27 de Março de 2016: um espectro ronda o mundo...

O argumento de que o teatro não muda nada é tão certo como o de um teatro que não contribui para uma mudança emancipada ajuda a nada mudar.

Neste Dia Mundial do Teatro [que amanhã se comemora], inverto a situação habitual e, apesar de estar do lado das “tábuas”, não vou falar para as “cadeiras”. Nem tão pouco das “cadeiras” para o “palco”. Vou tão só falar de artista para artistas, e de cidadão para cidadãos.

A Humanidade aproxima-se a passos largos de um qualquer desenlace que, a acontecer, porá fim à espécie ou obrigará a reconstruir quase tudo do zero. Não se trata de uma visão catastrofista, mas da catástrofe à vista. A menos que consigamos inverter muito rapidamente o rumo. E quem melhor para não se eximir a esse alerta, comprometido com a Humanidade e descomprometido de filiações prévias de natureza política, do que um artista? E na arte, alguém melhor que o do teatro, dada a imanência humana do próprio teatro?

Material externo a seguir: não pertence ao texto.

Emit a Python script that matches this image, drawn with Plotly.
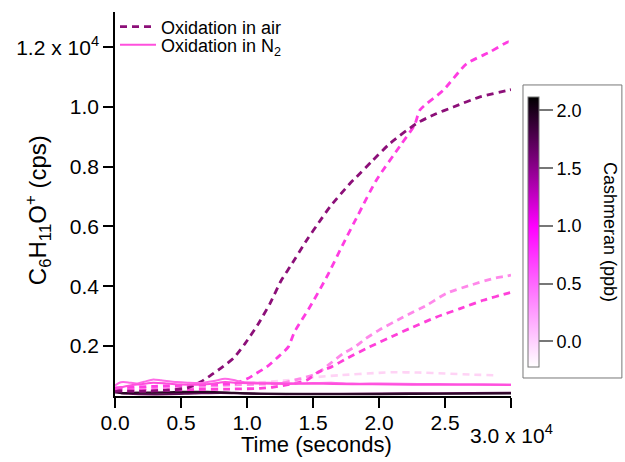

Do perigo crescente (e provocado) a um conflito de guerra e terror multipolar – e consequentemente quase impossível de chegar a posteriores conversações de paz porque não se trata de exércitos a combaterem-se, mas de organizações militares, de Estado, privadas, religiosas, ocultas, visíveis, contraditórias e em balanças quase instantâneas de alianças feitas e desfeitas. Tratar-se-á, uma vez iniciado, de uma hidra de mil cabeças em que ninguém conseguirá distinguir nada de nada. Não haverá lugar, nem tempo, para cada um escolher os “bons” e os “maus”. Provocará um desnorteamento colectivo tão grande, que o sangue fará de cada um de nós um tubarão. Ou nem isso: rapidamente, tombaremos uns sobre os outros, num planeta feito um campo de grandes cogumelos de fumo radioactivos.

O planeta não desaparecerá, nem chorará a nossa morte colectiva. Nós, Humanidade, é que deixaremos de existir ou conseguir manter-nos no topo da pirâmide. Porque não compreendemos que esse papel é para curadores e não donos predadores da Natureza. Que a inteligência existe para fazer passar o sentimento a um estádio superior: não para o substituir, sufocar ou pôr de lado. E, no fundo, sem ele não há sequer inteligência. Sem zona límbica, o neocortex sucumbe às pulsões do cérebro reptiliano: é como uma casa sem paredes, que não suporta o telhado e este vem abaixo mergulhando terra adentro numa amálgama de alicerces, tijolos, telhas.

De resto, o perigo que corre em paralelo numa acção de entreajuda é a agressão às condições ecológicas para nos mantermos como espécie. Com a guerra que se prepara este estado de efervescência das águas a entrarem já em ponto de ebulição até se evaporar tudo é um milionésimo de milionésimo de milionésimo de um nano-segundo na história do Cosmos. Ou muito menos.

E neste contexto de horror do que se aproxima, as células zigóticas do 'monstro' reproduzem-se à nossa frente: do horror maior dos terrorismos (de grupos, Estado ou psicopatas), da tragédia dos refugiados, da fome, da escravatura de velhos e crianças à nossa indiferença diária pelo sofrimento dos que padecem desses males; da doença, da miséria, da orfandade e abandono das crianças, da indiferença aos velhos aos amores descartáveis tudo forma um caldo de morte anunciada DE Humanidade, antes DA Humanidade morrer. Os carros que apitam em frenesim, os empurrões nas carruagens do metro, o ficar sentado no autocarro indiferente à grávida, o passar à frente à má fila na fila, o abandono de animais ou a crueldade sobre eles exercida… são átomos quotidianos que formam a molécula de uma (falsa) loucura que parece ter invadido de súbito a Humanidade, mas que se chama tão só indivíduo em vez de pessoa, interesse em vez de solidariedade.

Ver isto e isto mostrar ao espelho da consciência de cada um para que seja o próprio a ver-se e não “o sábio a dar lições de amor” (Kipling) é o pouco ou o muitíssimo que o teatro pode fazer. Se o fizer só ele de nada serve, mas se o não fizer nem sentido tem. O argumento de que o teatro não muda nada é tão certo como o de um teatro que não contribui para uma mudança emancipada (não imposta ou de diktat propagandístico) ajuda – e de que maneira! – a nada mudar.

“O teatro nada tem a perder a não ser a própria Humanidade. Artistas de todo o Mundo, humanizai o teatro!”.